▶ _Work required_
Filter the listing and keep only the lines with the word "matplotlib".

▶ _Data shown_
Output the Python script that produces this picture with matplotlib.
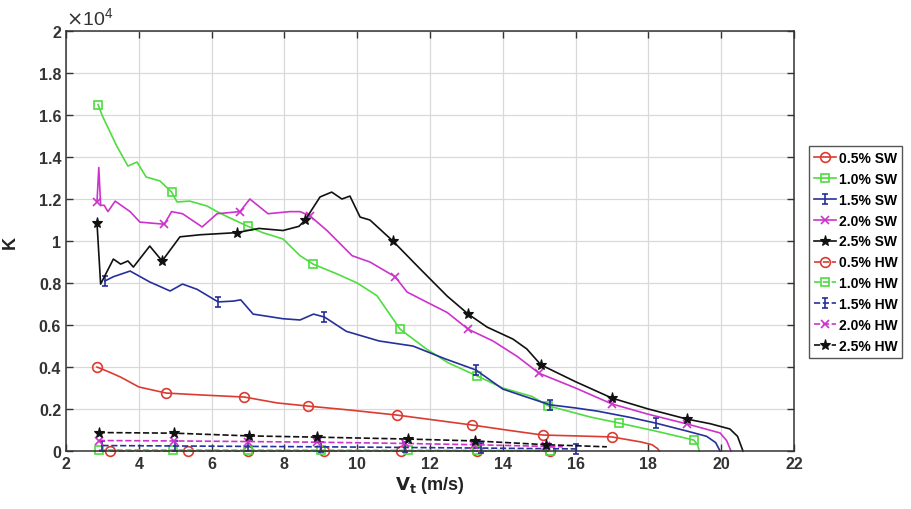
import matplotlib.pyplot as plt
import numpy as np
from matplotlib.path import Path
from matplotlib.lines import Line2D

# K (x1e4) versus tip speed, solid = SW, dashed = HW
sw_labels = ['0.5% SW', '1.0% SW', '1.5% SW', '2.0% SW', '2.5% SW']
hw_labels = ['0.5% HW', '1.0% HW', '1.5% HW', '2.0% HW', '2.5% HW']

red_sw_x = [2.85, 3.2, 3.5, 4.0, 4.75, 5.7, 6.9, 7.8, 8.65, 9.8, 11.1, 12.1, 13.15, 14.1, 15.1, 16.0, 17.0, 17.8, 18.1, 18.25, 18.3]
red_sw_y = [0.40, 0.375, 0.352, 0.305, 0.276, 0.267, 0.257, 0.229, 0.214, 0.195, 0.171, 0.148, 0.124, 0.10, 0.076, 0.072, 0.067, 0.043, 0.03, 0.012, 0.0]
red_sw_mk = [2.85, 4.75, 6.9, 8.65, 11.1, 13.15, 15.1, 17.0]

green_sw_x = [2.88, 3.0, 3.4, 3.7, 3.95, 4.2, 4.58, 4.9, 5.05, 5.4, 5.87, 6.15, 6.45, 7.0, 7.4, 7.96, 8.43, 8.79, 9.45, 10.0, 10.54, 11.18, 11.9, 12.5, 13.3, 14.0, 14.8, 15.25, 16.4, 17.2, 18.2, 19.25, 19.35, 19.4]
green_sw_y = [1.65, 1.595, 1.45, 1.357, 1.376, 1.305, 1.286, 1.233, 1.186, 1.19, 1.167, 1.14, 1.114, 1.07, 1.04, 1.01, 0.93, 0.89, 0.843, 0.80, 0.74, 0.58, 0.486, 0.42, 0.357, 0.30, 0.26, 0.215, 0.162, 0.133, 0.095, 0.052, 0.03, 0.0]
green_sw_mk = [2.88, 4.9, 7.0, 8.79, 11.18, 13.3, 15.25, 17.2, 19.25]

blue_sw_x = [3.07, 3.3, 3.76, 4.3, 4.86, 5.2, 5.6, 6.18, 6.6, 6.8, 7.14, 7.96, 8.43, 8.8, 9.1, 9.7, 10.6, 11.53, 12.4, 13.26, 14.0, 14.6, 15.3, 16.0, 16.6, 17.5, 18.2, 19.06, 19.6, 19.85, 19.97]
blue_sw_y = [0.81, 0.83, 0.857, 0.805, 0.762, 0.795, 0.77, 0.71, 0.714, 0.72, 0.652, 0.63, 0.624, 0.652, 0.638, 0.57, 0.524, 0.50, 0.44, 0.386, 0.295, 0.26, 0.22, 0.205, 0.19, 0.16, 0.133, 0.095, 0.07, 0.04, 0.0]
blue_sw_mk = [3.07, 6.18, 9.1, 13.26, 15.3, 18.2]

mag_sw_x = [2.85, 2.9, 2.95, 3.05, 3.15, 3.35, 3.76, 4.03, 4.7, 4.9, 5.2, 5.74, 6.15, 6.78, 7.05, 7.55, 8.15, 8.43, 8.7, 9.17, 9.86, 10.35, 11.04, 11.37, 11.9, 12.47, 13.05, 13.73, 14.4, 15.0, 16.0, 17.0, 18.0, 19.06, 19.97, 20.15, 20.27]
mag_sw_y = [1.186, 1.35, 1.17, 1.17, 1.14, 1.19, 1.14, 1.09, 1.08, 1.14, 1.13, 1.067, 1.13, 1.14, 1.2, 1.13, 1.14, 1.14, 1.12, 1.05, 0.93, 0.90, 0.83, 0.757, 0.71, 0.66, 0.58, 0.524, 0.45, 0.37, 0.30, 0.224, 0.175, 0.129, 0.086, 0.05, 0.0]
mag_sw_mk = [2.85, 4.7, 6.78, 8.7, 11.04, 13.05, 15.0, 17.0, 19.06]

black_sw_x = [2.85, 2.95, 3.3, 3.5, 3.7, 3.85, 4.3, 4.64, 5.13, 5.7, 6.7, 7.3, 7.96, 8.4, 8.57, 8.98, 9.3, 9.58, 9.8, 10.08, 10.35, 10.98, 11.73, 12.47, 13.05, 13.57, 14.28, 14.66, 15.05, 16.0, 17.0, 18.0, 19.06, 19.7, 20.24, 20.45, 20.6]
black_sw_y = [1.086, 0.795, 0.914, 0.89, 0.905, 0.876, 0.976, 0.905, 1.02, 1.03, 1.04, 1.06, 1.05, 1.07, 1.10, 1.21, 1.233, 1.2, 1.214, 1.114, 1.10, 1.0, 0.867, 0.738, 0.652, 0.59, 0.533, 0.486, 0.41, 0.33, 0.252, 0.2, 0.152, 0.13, 0.105, 0.07, 0.0]
black_sw_mk = [2.85, 4.64, 6.7, 8.57, 10.98, 13.05, 15.05, 17.0, 19.06]

red_hw_x = [3.2, 5.35, 7.0, 9.1, 11.2, 13.3, 15.3]
red_hw_y = [0.0, 0.0, 0.0, 0.0, 0.0, 0.0, 0.0]
green_hw_x = [2.9, 4.95, 7.0, 9.0, 11.4, 13.3, 15.3]
green_hw_y = [0.005, 0.005, 0.004, 0.004, 0.003, 0.003, 0.002]
blue_hw_x = [3.0, 5.0, 7.0, 9.0, 11.3, 13.4, 16.0]
blue_hw_y = [0.026, 0.024, 0.022, 0.02, 0.017, 0.014, 0.01]
mag_hw_x = [2.9, 4.97, 7.0, 8.9, 11.3, 13.2, 15.2, 15.65]
mag_hw_y = [0.05, 0.048, 0.045, 0.042, 0.036, 0.03, 0.022, 0.02]
black_hw_x = [2.9, 4.97, 7.03, 8.9, 11.4, 13.24, 15.2, 16.86]
black_hw_y = [0.088, 0.085, 0.072, 0.066, 0.057, 0.048, 0.03, 0.02]

# colours per concentration
c_red = '#dc3b32'
c_green = '#4fdc3f'
c_blue = '#26309a'
c_mag = '#cc33cc'
c_black = '#111111'

# I-beam marker (errorbar look)
ibeam = Path([(-0.6, 1), (0.6, 1), (0, 1), (0, -1), (-0.6, -1), (0.6, -1)],
             [Path.MOVETO, Path.LINETO, Path.MOVETO, Path.LINETO, Path.MOVETO, Path.LINETO])

styles = [
    dict(color=c_red, marker='o', mfc='none', ms=7, mew=1.2),
    dict(color=c_green, marker='s', mfc='none', ms=6, mew=1.2),
    dict(color=c_blue, marker=ibeam, ms=7, mew=1.2),
    dict(color=c_mag, marker='x', ms=6, mew=1.2),
    dict(color=c_black, marker='*', ms=8, mew=0.8),
]

sw = [(red_sw_x, red_sw_y, red_sw_mk), (green_sw_x, green_sw_y, green_sw_mk),
      (blue_sw_x, blue_sw_y, blue_sw_mk), (mag_sw_x, mag_sw_y, mag_sw_mk),
      (black_sw_x, black_sw_y, black_sw_mk)]
hw = [(red_hw_x, red_hw_y), (green_hw_x, green_hw_y), (blue_hw_x, blue_hw_y),
      (mag_hw_x, mag_hw_y), (black_hw_x, black_hw_y)]

plt.rcParams['font.family'] = 'Liberation Sans'
fig = plt.figure(figsize=(9.11, 5.10), dpi=100)
ax = fig.add_axes([0.0725, 0.1137, 0.799, 0.8235])

handles = []
for (x, y, mk), st, lab in zip(sw, styles, sw_labels):
    idx = [x.index(v) for v in mk]
    ax.plot(x, y, lw=1.2, markevery=idx, clip_on=False, **st)
    handles.append(Line2D([], [], lw=1.2, label=lab, **st))
for (x, y), st, lab in zip(hw, styles, hw_labels):
    idx = list(range(len(x) - 1)) if len(x) > 7 else list(range(len(x)))
    ax.plot(x, y, lw=1.2, ls='--', markevery=idx, clip_on=False, **st)
    handles.append(Line2D([], [], lw=1.2, ls='--', label=lab, **st))

ax.set_xlim(2, 22)
ax.set_ylim(0, 2)
ax.set_xticks(np.arange(2, 23, 2))
ax.set_yticks(np.arange(0, 2.01, 0.2))
ax.set_yticklabels(['0', '0.2', '0.4', '0.6', '0.8', '1', '1.2', '1.4', '1.6', '1.8', '2'])
ax.tick_params(direction='in', length=5, labelsize=11.5, top=True, right=True, width=1,
               colors='#333333')
for lbl in ax.get_xticklabels() + ax.get_yticklabels():
    lbl.set_fontweight('bold')
ax.grid(True, color='#d9d9d9', lw=0.9)
ax.set_axisbelow(True)
for s in ax.spines.values():
    s.set_linewidth(1.1)
    s.set_color('#333333')

ax.text(0.0, 1.008, r'$\times\mathregular{10^4}$', transform=ax.transAxes, fontsize=14,
        va='bottom', ha='left', color='#333333')
ax.set_xlabel(r'$\mathbf{V_t}$ (m/s)', fontsize=13, fontweight='bold', labelpad=2, color='#222222')
ax.set_ylabel('K', fontsize=13, fontweight='bold', labelpad=14, color='#222222')

ax.legend(handles=handles, loc='center left', bbox_to_anchor=(1.015, 0.474),
          prop={'weight': 'bold', 'size': 10}, labelspacing=0.5,
          handlelength=1.6, handletextpad=0.2, borderpad=0.35, borderaxespad=0.3,
          frameon=True, fancybox=False, edgecolor='#555555', framealpha=1)

plt.savefig('out.png', dpi=100)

▶ _Result of this exercise_
Output the Python script that produces this picture with matplotlib.
import matplotlib.pyplot as plt
from matplotlib.path import Path
from matplotlib.lines import Line2D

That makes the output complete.